As a CA you still have full control over the attributes of the certificate. Be careful with what you sign and always verify that the requested certificate properties are what you expect. An easy way to do this is to also share the certificate template used to create the CSR with the CA.

It’s also possible to require the submitted CSR to include a challenge phrase. Because the challenge will be signed with the key of the CSR, you can be sure the request was legitimate.

Any type of certificate can be created using this approach.

Client certificates example

With a client certificate you can securely identify yourself to a service without the risk of having the (potentially compromised) service steal your login credentials (since it will only know your identity, not your private key). You will still have to be careful: vulnerabilities in e.g. your browser could still result in an attacker stealing your private key.

Generate a private key and a certificate signing request:

# Generate key
certtool --pkcs8 --generate-privkey --sec-param normal \
    --outfile client-key.pem

# Generate sign request
certtool --generate-request \
    --load-privkey client-key.pem \
    --template client.cfg \
    --outfile client.csr

As the CA, use the certificate signing request to issue the certificate:

# Inspect the certificate request
certtool --crq-info --infile client.csr

# Generate the signed certificate
# This step is done by the CA
certtool --generate-certificate --load-ca-certificate ca.pem \
    --load-ca-privkey ca-key.pem \
    --load-request client.csr \
    --template client.cfg \
    --outfile client.pem

The signed certificate (client-johndoe.pem in this case) can then be sent back to the person issueing the request.
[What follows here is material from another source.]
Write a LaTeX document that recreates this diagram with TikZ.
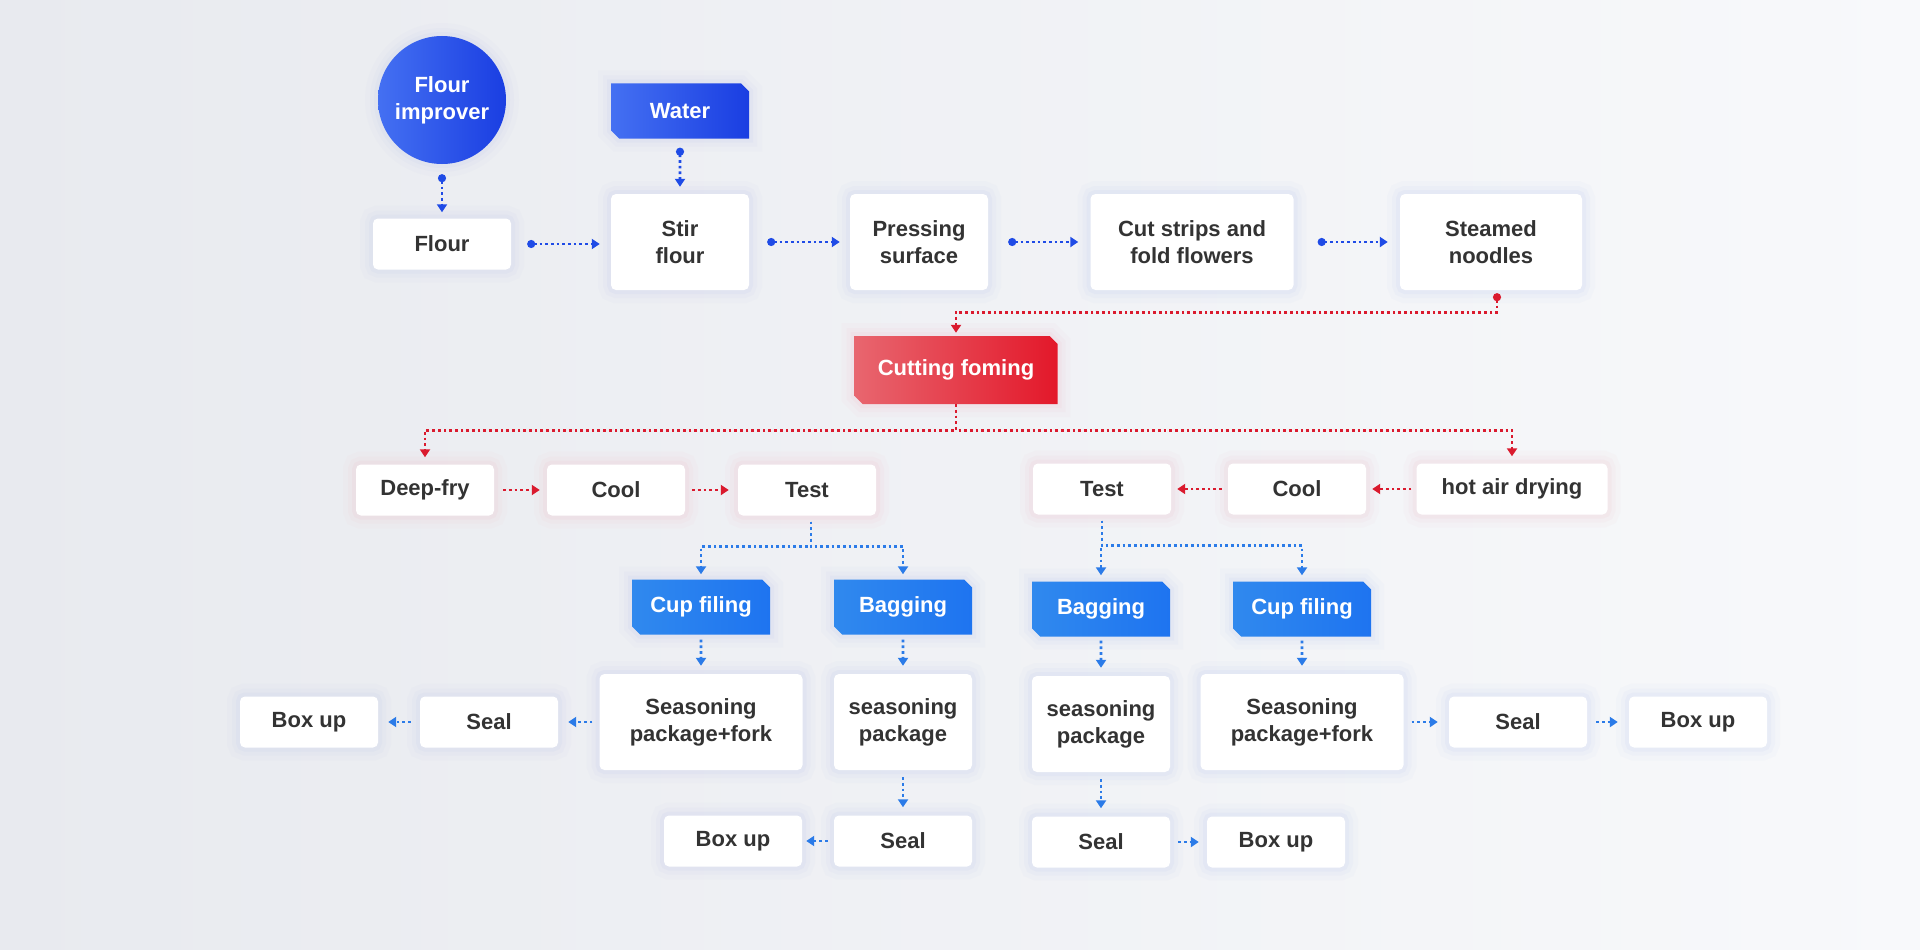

Using a key/certificate (PKCS #12)

On the client side, we’ll have to do some extra work to get various applications (e.g. Mozilla Firefox) to use our certificate. We combine the private key and the certificate using the PKCS #12 format. You will be asked for a key name (a textual description; just use yourname@example.com) and a password to encrypt the file with for extra security.

# Piece it all together
certtool --to-p12 \
    --load-certificate client.pem \
    --load-privkey client-key.pem \
    --outraw --outfile client.p12

Example template:

# There are (commonly) three types of client certificate:
#
# - Authentication
# - Confidentiality (encryption)
# - Non-repudiation (signing)
#
# Each type would have their own private key.
#
# This template file specifies a client authentication certificate.

organization = "Example"
cn = "johndoe@example.com"
expiration_days = 365

# Web client example:
tls_www_client
signing_key

# Optional: valid for any purpose
#key_purpose_oid = "2.5.29.37.0"


# Example for email (S/MIME)
#
# Notes:
# - For S/MIME you probably want one encryption key and one signing key.
# - certtool does not currently allow you to set non-repudiation

#email = "johndoe@example.com"

# Email protection
#key_purpose_oid = "1.3.6.1.5.5.7.3.4"

#signing_key
#encryption_key

Further improvements

  • Consider the infrastructure you need to manage revocation of certificates.
    • Certificate revocation list (CRL)
    • Online certificate status protocol deamon (OCSP)
  • Create a “registration authority” that collects, verifies, and processes keys, identity, certificate requests, and so on.
  • Ideally you should only ever sign certificates that were verified by your registration authority.
  • Create a subsidiary CA that has a shorter lifespan than your root CA. This way, even if the subsidiary CA is compromised or lost, you can simply revoke it and create a new one. No need to install a new root on every client.
  • Make sure your root CA is completely offline, and your subsidiary CAs as “offline as possible”.